Desafortunadamente, cuando llegamos a un lugar que parecía una vieja parada de autobús, nos esperaban soldados sudafricanos armados. Intentamos escapar. Sin embargo, sonaron disparos y el sonido aterrador nos hizo caer al suelo de inmediato.
Los soldados, todos hombres, empezaron a golpearnos en las nalgas. Algunos de ellos nos hicieron comer hojas y hierbas secas y nos pidieron que cantáramos canciones de guerra. Dijeron que dado que nuestro país de origen está en una guerra económica, necesitábamos cantar las canciones para motivar a nuestros líderes a «pelear la guerra».
Se burlaron de nosotros, nos golpearon y acosaron, lo que hizo que algunos de nosotros lloraran.

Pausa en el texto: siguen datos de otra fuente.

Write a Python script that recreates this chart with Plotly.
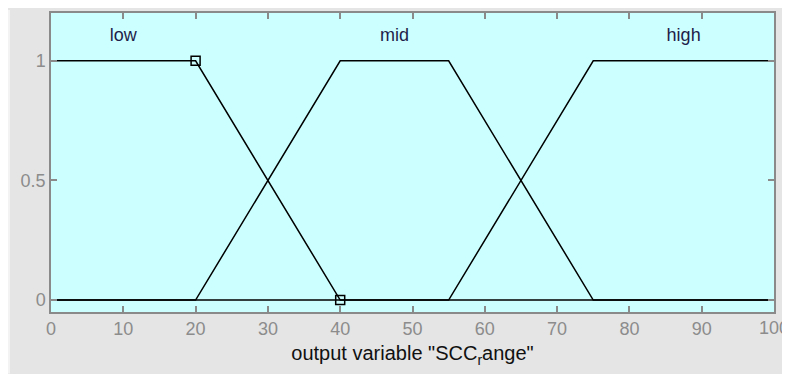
import plotly.graph_objects as go

# Membership function vertices
low_x = [0, 20, 40, 100]
low_y = [1, 1, 0, 0]
mid_x = [0, 20, 40, 55, 75, 100]
mid_y = [0, 0, 1, 1, 0, 0]
high_x = [0, 55, 75, 100]
high_y = [0, 0, 1, 1]
sel_x = [20, 40]
sel_y = [1, 0]

labels = ["low", "mid", "high"]
label_x = [10, 47.5, 87.5]
label_y = [1.1, 1.1, 1.1]

x_ticks = [0, 10, 20, 30, 40, 50, 60, 70, 80, 90, 100]
x_ticktext = ["0", "10", "20", "30", "40", "50", "60", "70", "80", "90", ""]
y_ticks = [0, 0.5, 1]
y_ticktext = ["0", "0.5", "1"]

FONT = "Liberation Sans, Arial"
TICKFONT = dict(family=FONT, size=18, color="#8c8c8c")

fig = go.Figure()
for xs, ys in [(low_x, low_y), (mid_x, mid_y), (high_x, high_y)]:
    fig.add_trace(go.Scatter(x=xs, y=ys, mode="lines",
                             line=dict(color="black", width=1.5),
                             hoverinfo="skip", showlegend=False))
fig.add_trace(go.Scatter(x=sel_x, y=sel_y, mode="markers",
                         marker=dict(symbol="square-open", size=9,
                                     color="black", line=dict(width=1.5)),
                         showlegend=False))
fig.add_trace(go.Scatter(x=label_x, y=label_y, mode="text", text=labels,
                         textfont=dict(family=FONT, size=18, color="#1e1e4a"),
                         showlegend=False))

W, H = 782, 366
L, R, T, B = 43, 16, 3, 62
pw, ph = W - L - R, H - T - B

fig.update_layout(
    width=W, height=H,
    margin=dict(l=L, r=R, t=T, b=B),
    paper_bgcolor="#e5e5e5",
    plot_bgcolor="#ccffff",
    font=dict(family=FONT, size=13),
    shapes=[
        dict(type="rect", xref="paper", yref="paper",
             x0=-L/pw, x1=-(L-2)/pw, y0=-B/ph, y1=1+T/ph,
             fillcolor="#f3f3f3", line=dict(width=0), layer="below"),
    ],
    annotations=[
        dict(text=str(x_ticks[-1]), x=x_ticks[-1], xref="x", y=0, yref="paper",
             yanchor="top", xanchor="center", showarrow=False, yshift=-4,
             font=TICKFONT),
    ],
)
fig.update_xaxes(range=[0, 100], tickvals=x_ticks, ticktext=x_ticktext,
                 ticks="inside", ticklen=6,
                 tickcolor="#8a8a8a", tickwidth=1.5, mirror="ticks",
                 showline=True, linecolor="#8a8a8a", linewidth=1.5,
                 showgrid=False, zeroline=False,
                 tickfont=TICKFONT,
                 title=dict(text='output variable "SCC<sub>r</sub>ange"',
                            font=dict(family=FONT, size=20, color="#111111"),
                            standoff=8))
fig.update_yaxes(range=[-0.05, 1.2], tickvals=y_ticks, ticktext=y_ticktext,
                 ticks="inside", ticklen=6,
                 tickcolor="#8a8a8a", tickwidth=1.5, mirror="ticks",
                 showline=True, linecolor="#8a8a8a", linewidth=1.5,
                 showgrid=False, zeroline=False,
                 tickfont=TICKFONT)

fig.write_html("out.html")
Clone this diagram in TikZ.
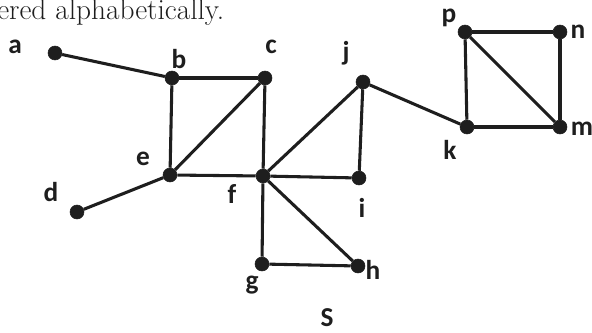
\documentclass[tikz,border=0pt]{standalone}
\usepackage{fontspec}
\setsansfont{Carlito}
\usepackage{tikz}
\usetikzlibrary{positioning, calc}
\definecolor{tinta}{HTML}{1E1E1E}
\tikzset{
  vertice/.style={circle, fill=tinta, draw=tinta, inner sep=0pt, minimum size=10.5pt},
  etiq/.style={font=\fontsize{20.5}{20.5}\selectfont\sffamily\bfseries, text=tinta, inner sep=0pt},
  arista/.style={line width=2.3pt, color=tinta},
  titulo/.style={font=\fontsize{22}{22}\selectfont, text=tinta, inner sep=0pt, anchor=base west}
}
\begin{document}
\begin{tikzpicture}[x=0.75pt, y=-0.75pt]
  \useasboundingbox (0,0) rectangle (592,332);
  \node (texto) [titulo] at (-3,19) {ered alphabetically.};
  % vertices
  \node (a) [vertice] at (55,53) {};
  \node (b) [vertice] at (172,78) {};
  \node (c) [vertice] at (265,78) {};
  \node (d) [vertice] at (77,212) {};
  \node (e) [vertice] at (170,175) {};
  \node (f) [vertice] at (263,176) {};
  \node (g) [vertice] at (262,264) {};
  \node (h) [vertice] at (358,266) {};
  \node (i) [vertice] at (359,178) {};
  \node (j) [vertice] at (363,82) {};
  \node (k) [vertice] at (467,127) {};
  \node (p) [vertice] at (465,32) {};
  \node (n) [vertice] at (560,32) {};
  \node (m) [vertice] at (560,127) {};
  % etiquetas
  \node (la) [etiq] at (15,47) {a};
  \node (lb) [etiq] at (179,59) {b};
  \node (lc) [etiq] at (271,47) {c};
  \node (ld) [etiq] at (51,192) {d};
  \node (le) [etiq] at (143,159) {e};
  \node (lf) [etiq] at (232,194) {f};
  \node (lg) [etiq] at (252,285) {g};
  \node (lh) [etiq] at (373,270) {h};
  \node (li) [etiq] at (362,208) {i};
  \node (lj) [etiq] at (346,53) {j};
  \node (lk) [etiq] at (450,150) {k};
  \node (lp) [etiq] at (449,18) {p};
  \node (ln) [etiq] at (578,32) {n};
  \node (lm) [etiq] at (582,129) {m};
  \node (ls) [etiq] at (327,318) {S};
  % aristas
  \draw [arista] (a) -- (b);
  \draw [arista] (b) -- (c);
  \draw [arista] (b) -- (e);
  \draw [arista] (c) -- (e);
  \draw [arista] (c) -- (f);
  \draw [arista] (d) -- (e);
  \draw [arista] (e) -- (f);
  \draw [arista] (f) -- (j);
  \draw [arista] (f) -- (i);
  \draw [arista] (i) -- (j);
  \draw [arista] (f) -- (g);
  \draw [arista] (f) -- (h);
  \draw [arista] (g) -- (h);
  \draw [arista] (j) -- (k);
  \draw [arista] (k) -- (p);
  \draw [arista] (p) -- (n);
  \draw [arista] (n) -- (m);
  \draw [arista] (k) -- (m);
  \draw [arista] (p) -- (m);
\end{tikzpicture}
\end{document}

Para colmo, nos dijeron que tendríamos que regresar a casa de la misma manera que habíamos llegado a Sudáfrica: a través de las peligrosas aguas del río Limpopo.
Los soldados nos acompañaron hasta el río. Les dije que una criatura desconocida que habitaba en el río había atacado a uno de nuestro grupo ese mismo día, pero dijeron que no era de su incumbencia. Pude ver sangre en el agua y el terror llenó mis venas.
Nos empujaron al agua, gritando vulgaridades mientras cruzábamos. Pensé que íbamos a morir, atacados y destrozados por los cocodrilos que llamaban hogar al río. Afortunadamente, eso no sucedió, todos llegamos al otro lado sanos y salvos.